Dans son ordonnance écrite de 38 pages, le juge, nommé par l’ancien président George W. Bush, critique le caractère précipité du décret, adopté sans débat public ni loi du Congrès. Il estime que la mesure remet en cause « une politique nationale vieille de plus d’un siècle, fondée sur le 14e amendement ».

Lors de l’audience, les avocats du gouvernement ont plaidé contre l’inclusion des parents dans l’action collective, arguant que leurs situations juridiques étaient trop diverses. Le juge a accédé à cette requête, estimant qu’il n’était pas possible de mener une enquête approfondie dans les délais impartis. L’action collective se limitera donc aux enfants directement menacés.

Parmi les représentants désignés de cette action figurent une femme hondurienne enceinte vivant dans le New Hampshire et un homme brésilien dont l’enfant est né aux États-Unis en mars dernier.

Dans une déclaration, les avocats de l’ACLU ont rappelé que si le décret de Trump entrait en vigueur, « ces enfants se verraient refuser l’accès au droit de vote, aux jurys fédéraux, à plusieurs programmes sociaux, et risqueraient la détention, voire l’expulsion vers des pays qu’ils ne connaissent pas ».

La décision de Laplante fait écho à un précédent majeur : en 2012, dans l’arrêt Arizona v. United States, la Cour suprême avait réaffirmé que la régulation de l’immigration relevait exclusivement du gouvernement fédéral. À l’époque, le juge Anthony Kennedy avait reconnu les frustrations des États face à l’immigration clandestine, mais avait insisté sur le fait qu’ils ne pouvaient adopter des politiques contraires à la loi fédérale.

Le mois dernier, la Cour suprême a limité le pouvoir des juges de district d’émettre des injonctions nationales, mais a explicitement laissé ouverte la voie des recours collectifs. La décision du juge Laplante s’inscrit donc dans ce cadre.

« L’injonction préliminaire est conforme à la Constitution et nécessaire pour éviter des conséquences irréversibles », a déclaré Cody Wofsy, avocat de l’ACLU, cité par CNN.

Le gouvernement Trump a désormais quelques jours pour interjeter appel. Le ministère de la Justice pourrait demander à une cour d’appel de suspendre cette injonction en attendant un jugement au fond. Il est fort probable que l’affaire revienne devant la Cour suprême dans les prochains mois, compte tenu des divergences d’interprétation entre tribunaux fédéraux.

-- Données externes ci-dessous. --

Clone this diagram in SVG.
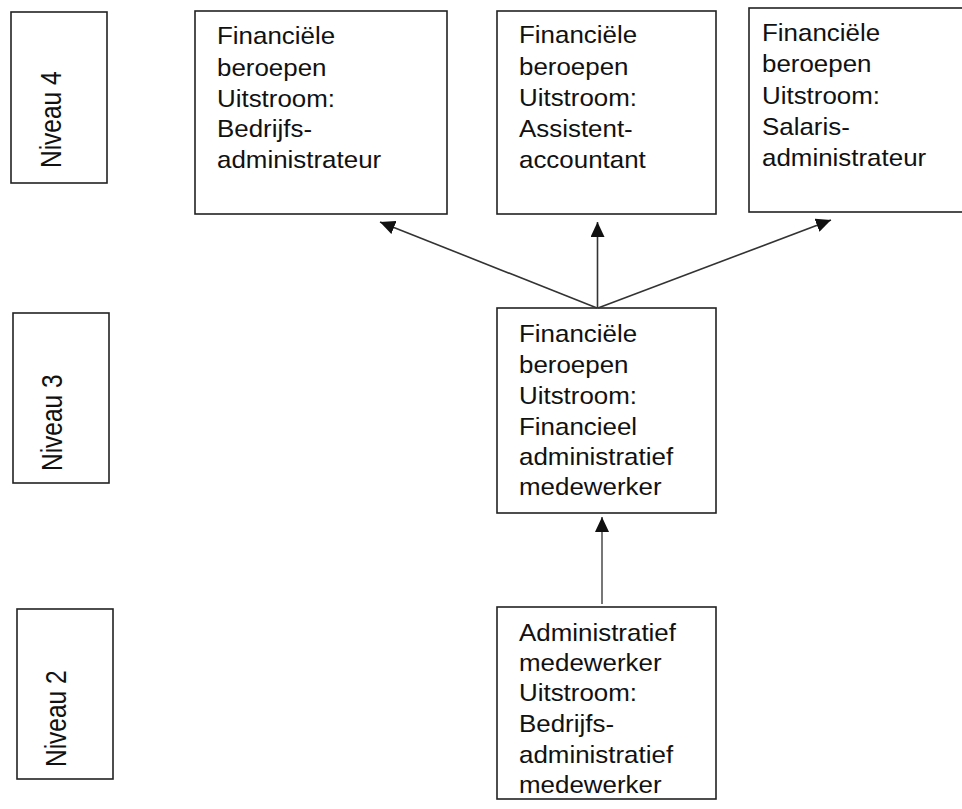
<svg xmlns="http://www.w3.org/2000/svg" width="962" height="809" viewBox="0 0 962 809">
<defs>
<style>
.box{fill:#fff;stroke:#222;stroke-width:1.6}
.t{font-family:"Liberation Sans",Arial,sans-serif;font-size:24px;fill:#111}
.conn{stroke:#333;stroke-width:1.6;fill:none}
</style>
<marker id="ah" markerWidth="16" markerHeight="14" refX="15" refY="7" orient="auto" markerUnits="userSpaceOnUse">
<path d="M0,0 L15,7 L0,14 Z" fill="#111"/>
</marker>
</defs>
<rect width="962" height="809" fill="#fff"/>
<g id="niveau4">
<rect class="box" x="11" y="12" width="96" height="171"/>
<text class="t" transform="translate(61,168) rotate(-90) scale(1.02,1.25)">Niveau 4</text>
</g>
<g id="niveau3">
<rect class="box" x="13" y="313" width="96" height="170"/>
<text class="t" transform="translate(62,471) rotate(-90) scale(1.02,1.25)">Niveau 3</text>
</g>
<g id="niveau2">
<rect class="box" x="17" y="609" width="96" height="170"/>
<text class="t" transform="translate(66,767) rotate(-90) scale(1.02,1.25)">Niveau 2</text>
</g>
<g id="bedrijfsadministrateur">
<rect class="box" x="195" y="11" width="252" height="203"/>
<text class="t" transform="translate(217,0) scale(1.08,1)"><tspan x="0" y="44">Financiële</tspan><tspan x="0" y="76">beroepen</tspan><tspan x="0" y="107">Uitstroom:</tspan><tspan x="0" y="137">Bedrijfs-</tspan><tspan x="0" y="168">administrateur</tspan></text>
</g>
<g id="assistentaccountant">
<rect class="box" x="497" y="11" width="219" height="203"/>
<text class="t" transform="translate(519,0) scale(1.08,1)"><tspan x="0" y="43">Financiële</tspan><tspan x="0" y="75">beroepen</tspan><tspan x="0" y="106">Uitstroom:</tspan><tspan x="0" y="137">Assistent-</tspan><tspan x="0" y="168">accountant</tspan></text>
</g>
<g id="salarisadministrateur">
<rect class="box" x="749" y="8" width="220" height="204"/>
<text class="t" transform="translate(762,0) scale(1.08,1)"><tspan x="0" y="41.5">Financiële</tspan><tspan x="0" y="72.5">beroepen</tspan><tspan x="0" y="104">Uitstroom:</tspan><tspan x="0" y="135">Salaris-</tspan><tspan x="0" y="166">administrateur</tspan></text>
</g>
<g id="financieeladministratief">
<rect class="box" x="497" y="308" width="219" height="205"/>
<text class="t" transform="translate(519,0) scale(1.08,1)"><tspan x="0" y="342.5">Financiële</tspan><tspan x="0" y="373">beroepen</tspan><tspan x="0" y="404.5">Uitstroom:</tspan><tspan x="0" y="435">Financieel</tspan><tspan x="0" y="465">administratief</tspan><tspan x="0" y="495">medewerker</tspan></text>
</g>
<g id="administratiefmedewerker">
<rect class="box" x="497" y="607" width="219" height="192"/>
<text class="t" transform="translate(519,0) scale(1.08,1)"><tspan x="0" y="641.5">Administratief</tspan><tspan x="0" y="671">medewerker</tspan><tspan x="0" y="701.5">Uitstroom:</tspan><tspan x="0" y="732">Bedrijfs-</tspan><tspan x="0" y="763">administratief</tspan><tspan x="0" y="793">medewerker</tspan></text>
</g>
<g id="connectors">
<line class="conn" x1="597" y1="308" x2="380" y2="222" marker-end="url(#ah)"/>
<line class="conn" x1="597.5" y1="308" x2="597.5" y2="222" marker-end="url(#ah)"/>
<line class="conn" x1="598" y1="308" x2="831" y2="220" marker-end="url(#ah)"/>
<line class="conn" x1="602" y1="604" x2="602" y2="517" marker-end="url(#ah)" style="stroke:#555"/>
</g>
</svg>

En parallèle, d’autres juridictions à travers les États-Unis examinent également la légalité du décret. Certaines ont déjà suspendu son application et demandent désormais aux parties de se prononcer à la lumière de la décision récente de la Cour suprême.

Des juges conservateurs comme Samuel Alito et Clarence Thomas ont déjà averti que les recours collectifs pourraient devenir un moyen détourné de contourner l’interdiction des injonctions nationales. Pour eux, une certification trop souple des recours collectifs représenterait une faille dans la jurisprudence de la Cour.

Mais pour l’instant, la décision du juge Laplante constitue un obstacle majeur à la mise en œuvre du décret de Donald Trump. Il faudra voir si la Cour suprême, déjà divisée sur cette question, accepte d’arbitrer une fois de plus ce débat crucial sur les droits à la citoyenneté et les limites du pouvoir exécutif.